# PROBLEM DETAILS:
Copy all the data exactly, except the pictures.

# DATA SEGMENT:
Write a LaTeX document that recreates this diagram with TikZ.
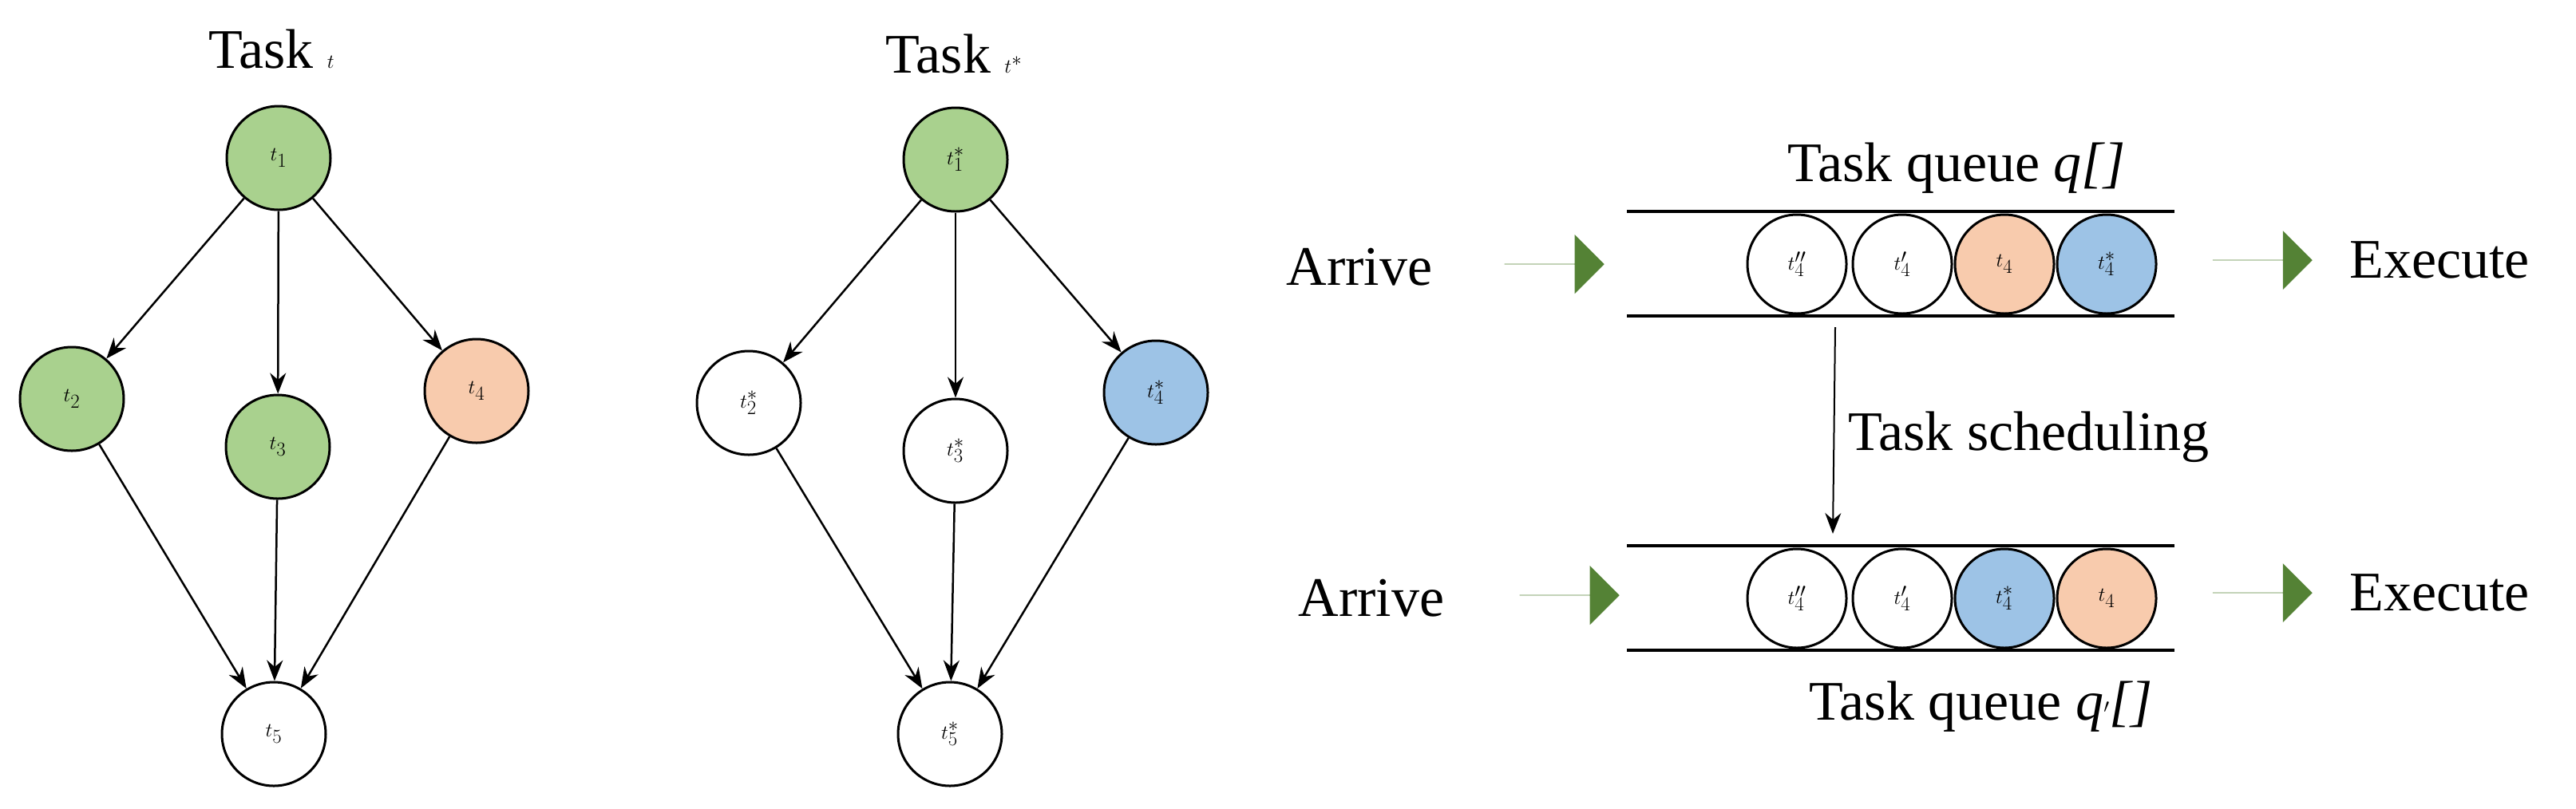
\documentclass[tikz,border=0pt]{standalone}
\usepackage{fontspec}
\setmainfont{Liberation Serif}
\usetikzlibrary{arrows.meta,shapes.arrows}
\definecolor{gn}{HTML}{A9D18E}
\definecolor{og}{HTML}{F8CBAD}
\definecolor{bl}{HTML}{9DC3E6}
\definecolor{ag}{HTML}{548235}
\begin{document}
\begin{tikzpicture}[x=1pt,y=-1pt,
  font=\fontsize{70}{80}\selectfont,
  tn/.style={circle,draw,line width=3pt,minimum size=130pt,inner sep=0pt,fill=white},
  qn/.style={circle,draw,line width=3pt,minimum size=124pt,inner sep=0pt,fill=white},
  ed/.style={line width=2.5pt,-{Stealth[length=26pt,width=20pt]}},
  fa/.style={single arrow,fill=ag,draw=none,minimum width=74pt,single arrow head extend=17pt,minimum height=125pt,inner sep=0pt,single arrow tip angle=90},
  ql/.style={line width=4pt}]
\useasboundingbox (0,0) rectangle (3227,1013);
% left graph
\node (ta) at (340,62) {Task $t$};
\node[tn,fill=gn] (a1) at (349,198) {$t_1$};
\node[tn,fill=gn] (a2) at (90,500) {$t_2$};
\node[tn,fill=gn] (a3) at (348,560) {$t_3$};
\node[tn,fill=og] (a4) at (597,490) {$t_4$};
\node[tn] (a5) at (343,920) {$t_5$};
\foreach \s/\t in {a1/a2,a1/a3,a1/a4,a2/a5,a3/a5,a4/a5} \draw[ed] (\s) -- (\t);
% middle graph
\node (tb) at (1195,68) {Task $t^*$};
\node[tn,fill=gn] (b1) at (1197,200) {$t_1^*$};
\node[tn] (b2) at (938,505) {$t_2^*$};
\node[tn] (b3) at (1197,565) {$t_3^*$};
\node[tn,fill=bl] (b4) at (1448,492) {$t_4^*$};
\node[tn] (b5) at (1190,920) {$t_5^*$};
\foreach \s/\t in {b1/b2,b1/b3,b1/b4,b2/b5,b3/b5,b4/b5} \draw[ed] (\s) -- (\t);
% top queue
\node (qa) at (2451,211) {Task queue \textit{q[]}};
\coordinate (l1a) at (2038,265); \coordinate (l1b) at (2724,265);
\coordinate (l2a) at (2038,396); \coordinate (l2b) at (2724,396);
\draw[ql] (l1a) -- (l1b); \draw[ql] (l2a) -- (l2b);
\node[qn] (p1) at (2251,331) {$t_4''$};
\node[qn] (p2) at (2383,331) {$t_4'$};
\node[qn,fill=og] (p3) at (2511,331) {$t_4$};
\node[qn,fill=bl] (p4) at (2639,331) {$t_4^*$};
\node (ar1) at (1703,335) {Arrive};
\node[fa] (fa1) at (1947,331) {};
\node[fa] (fb1) at (2834,326) {};
\node (ex1) at (3056,326) {Execute};
% bottom queue
\coordinate (m1a) at (2038,684); \coordinate (m1b) at (2724,684);
\coordinate (m2a) at (2038,815); \coordinate (m2b) at (2724,815);
\draw[ql] (m1a) -- (m1b); \draw[ql] (m2a) -- (m2b);
\node[qn] (r1) at (2251,750) {$t_4''$};
\node[qn] (r2) at (2383,750) {$t_4'$};
\node[qn,fill=bl] (r3) at (2511,750) {$t_4^*$};
\node[qn,fill=og] (r4) at (2639,750) {$t_4$};
\node (ar2) at (1718,750) {Arrive};
\node[fa] (fa2) at (1966,746) {};
\node[fa] (fb2) at (2834,743) {};
\node (ex2) at (3056,743) {Execute};
\node (qb) at (2482,886) {Task queue \textit{q$'$[]}};
% scheduling
\coordinate (s1) at (2299,410);
\coordinate (s2) at (2296,669);
\draw[ed,line width=2pt] (s1) -- (s2);
\node[anchor=west] (sl) at (2312,548) {Task scheduling};
\end{tikzpicture}
\end{document}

# SOLUTION TO THIS TASK:
Write a LaTeX document that recreates this diagram with TikZ.
\documentclass[tikz,border=0pt]{standalone}
\usepackage{fontspec}
\setmainfont{Liberation Serif}
\usetikzlibrary{arrows.meta,shapes.arrows}
\definecolor{gn}{HTML}{A9D18E}
\definecolor{og}{HTML}{F8CBAD}
\definecolor{bl}{HTML}{9DC3E6}
\definecolor{ag}{HTML}{548235}
\begin{document}
\begin{tikzpicture}[x=1pt,y=-1pt,
  font=\fontsize{70}{80}\selectfont,
  tn/.style={circle,draw,line width=3pt,minimum size=130pt,inner sep=0pt,fill=white},
  qn/.style={circle,draw,line width=3pt,minimum size=124pt,inner sep=0pt,fill=white},
  ed/.style={line width=2.5pt,-{Stealth[length=26pt,width=20pt]}},
  fa/.style={single arrow,fill=ag,draw=none,minimum width=74pt,single arrow head extend=17pt,minimum height=125pt,inner sep=0pt,single arrow tip angle=90},
  ql/.style={line width=4pt}]
\useasboundingbox (0,0) rectangle (3227,1013);
% left graph
\node (ta) at (340,62) {Task $t$};
\node[tn,fill=gn] (a1) at (349,198) {$t_1$};
\node[tn,fill=gn] (a2) at (90,500) {$t_2$};
\node[tn,fill=gn] (a3) at (348,560) {$t_3$};
\node[tn,fill=og] (a4) at (597,490) {$t_4$};
\node[tn] (a5) at (343,920) {$t_5$};
\foreach \s/\t in {a1/a2,a1/a3,a1/a4,a2/a5,a3/a5,a4/a5} \draw[ed] (\s) -- (\t);
% middle graph
\node (tb) at (1195,68) {Task $t^*$};
\node[tn,fill=gn] (b1) at (1197,200) {$t_1^*$};
\node[tn] (b2) at (938,505) {$t_2^*$};
\node[tn] (b3) at (1197,565) {$t_3^*$};
\node[tn,fill=bl] (b4) at (1448,492) {$t_4^*$};
\node[tn] (b5) at (1190,920) {$t_5^*$};
\foreach \s/\t in {b1/b2,b1/b3,b1/b4,b2/b5,b3/b5,b4/b5} \draw[ed] (\s) -- (\t);
% top queue
\node (qa) at (2451,211) {Task queue \textit{q[]}};
\coordinate (l1a) at (2038,265); \coordinate (l1b) at (2724,265);
\coordinate (l2a) at (2038,396); \coordinate (l2b) at (2724,396);
\draw[ql] (l1a) -- (l1b); \draw[ql] (l2a) -- (l2b);
\node[qn] (p1) at (2251,331) {$t_4''$};
\node[qn] (p2) at (2383,331) {$t_4'$};
\node[qn,fill=og] (p3) at (2511,331) {$t_4$};
\node[qn,fill=bl] (p4) at (2639,331) {$t_4^*$};
\node (ar1) at (1703,335) {Arrive};
\node[fa] (fa1) at (1947,331) {};
\node[fa] (fb1) at (2834,326) {};
\node (ex1) at (3056,326) {Execute};
% bottom queue
\coordinate (m1a) at (2038,684); \coordinate (m1b) at (2724,684);
\coordinate (m2a) at (2038,815); \coordinate (m2b) at (2724,815);
\draw[ql] (m1a) -- (m1b); \draw[ql] (m2a) -- (m2b);
\node[qn] (r1) at (2251,750) {$t_4''$};
\node[qn] (r2) at (2383,750) {$t_4'$};
\node[qn,fill=bl] (r3) at (2511,750) {$t_4^*$};
\node[qn,fill=og] (r4) at (2639,750) {$t_4$};
\node (ar2) at (1718,750) {Arrive};
\node[fa] (fa2) at (1966,746) {};
\node[fa] (fb2) at (2834,743) {};
\node (ex2) at (3056,743) {Execute};
\node (qb) at (2482,886) {Task queue \textit{q$'$[]}};
% scheduling
\coordinate (s1) at (2299,410);
\coordinate (s2) at (2296,669);
\draw[ed,line width=2pt] (s1) -- (s2);
\node[anchor=west] (sl) at (2312,548) {Task scheduling};
\end{tikzpicture}
\end{document}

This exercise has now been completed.